We expect that this functionality will be mostly useful to library developers, allowing them to create new arrays for internal usage based on arrays passed by the user, preventing unnecessary creation of NumPy arrays that will ultimately lead to an additional conversion into a downstream array type.

Support for Python 2.7 has been dropped since NumPy 1.17, therefore we should make use of the keyword-only argument standard described in PEP-3102 4 to implement the like=, thus preventing it from being passed by position.

Implementation

The implementation requires introducing a new like= keyword to all existing array creation functions of NumPy. As examples of functions that would add this new argument (but not limited to) we can cite those taking array-like objects such as array and asarray, functions that create arrays based on numerical ranges such as range and linspace, as well as the empty family of functions, even though that may be redundant, since there exists already specializations for those with the naming format empty_like. As of the writing of this NEP, a complete list of array creation functions can be found in 5.

This newly proposed keyword shall be removed by the __array_function__ mechanism from the keyword dictionary before dispatching. The purpose for this is twofold:

  1. The object will have no use in the downstream library’s implementation; and

  2. Simplifies adoption of array creation by those libraries already opting-in to implement the __array_function__ protocol, thus removing the requirement to explicitly opt-in for all array creation functions.

Downstream libraries thus shall _NOT_ include the like= keyword to their array creation APIs, which is a NumPy-exclusive keyword.

Function Dispatching

There are two different cases to dispatch: Python functions, and C functions. To permit __array_function__ dispatching, one possible implementation is to decorate Python functions with overrides.array_function_dispatch, but C functions have a different requirement, which we shall describe shortly.

The example below shows a suggestion on how the asarray could be decorated with overrides.array_function_dispatch:

def _asarray_decorator(a, dtype=None, order=None, *, like=None):
    return (like,)

@set_module('numpy')
@array_function_dispatch(_asarray_decorator)
def asarray(a, dtype=None, order=None, *, like=None):
    return array(a, dtype, copy=False, order=order)

Note in the example above that the implementation remains unchanged, the only difference is the decoration, which uses the new _asarray_decorator function to instruct the __array_function__ protocol to dispatch if like is not None.

We will now look at a C function example, and since asarray is anyway a specialization of array, we will use the latter as an example now. As array is a C function, currently all NumPy does regarding its Python source is to import the function and adjust its __module__ to numpy. The function will now be decorated with a specialization of overrides.array_function_from_dispatcher, which shall take care of adjusting the module too.

array_function_nodocs_from_c_func_and_dispatcher = functools.partial(
    overrides.array_function_from_dispatcher,
    module='numpy', docs_from_dispatcher=False, verify=False)

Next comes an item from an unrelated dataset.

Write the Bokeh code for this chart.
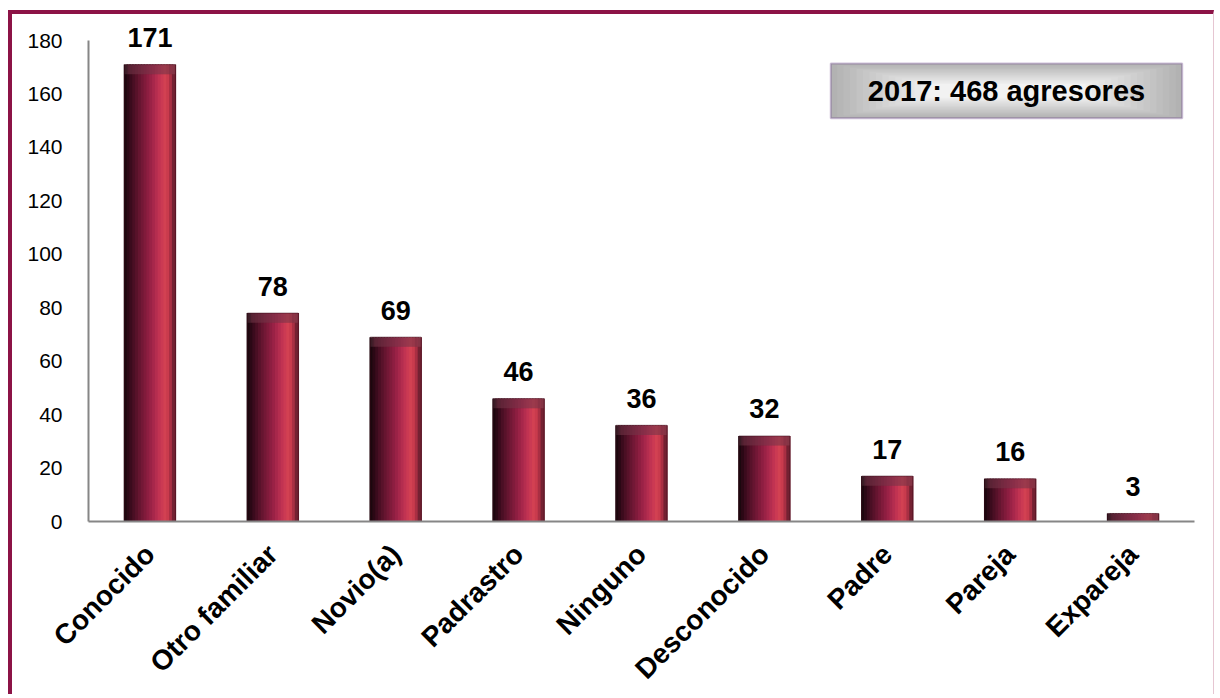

@array_function_nodocs_from_c_func_and_dispatcher(_multiarray_umath.array)
def array(a, dtype=None, *, copy=True, order='K', subok=False, ndmin=0,
          like=None):
    return (like,)

There are two downsides to the implementation above for C functions:

  1. It creates another Python function call; and

  2. To follow current implementation standards, documentation should be attached directly to the Python source code.

Alternatively for C functions, the implementation of like= could be moved into the C implementation itself. This is not the primary suggestion here due to its inherent complexity which would be difficult too long to describe in its entirety here, and too tedious for the reader. However, we leave that as an option open for discussion.

Usage

The purpose of this NEP is to keep things simple. Similarly, we can exemplify the usage of like= in a simple way. Imagine you have an array of ones created by a downstream library, such as CuPy. What you need now is a new array that can be created using the NumPy API, but that will in fact be created by the downstream library, a simple way to achieve that is shown below.

x = cupy.ones(2)
np.array([1, 3, 5], like=x)     # Returns cupy.ndarray

As a second example, we could also create an array of evenly spaced numbers using a Dask identity matrix as reference:

x = dask.array.eye(3)
np.linspace(0, 2, like=x)       # Returns dask.array

Compatibility

This proposal does not raise any backward compatibility issues within NumPy, given that it only introduces a new keyword argument to existing array creation functions.

Downstream libraries will benefit from the like= argument automatically, that is, without any explicit changes in their codebase. The only requirement is that they already implement the __array_function__ protocol, as described by NEP-18 2.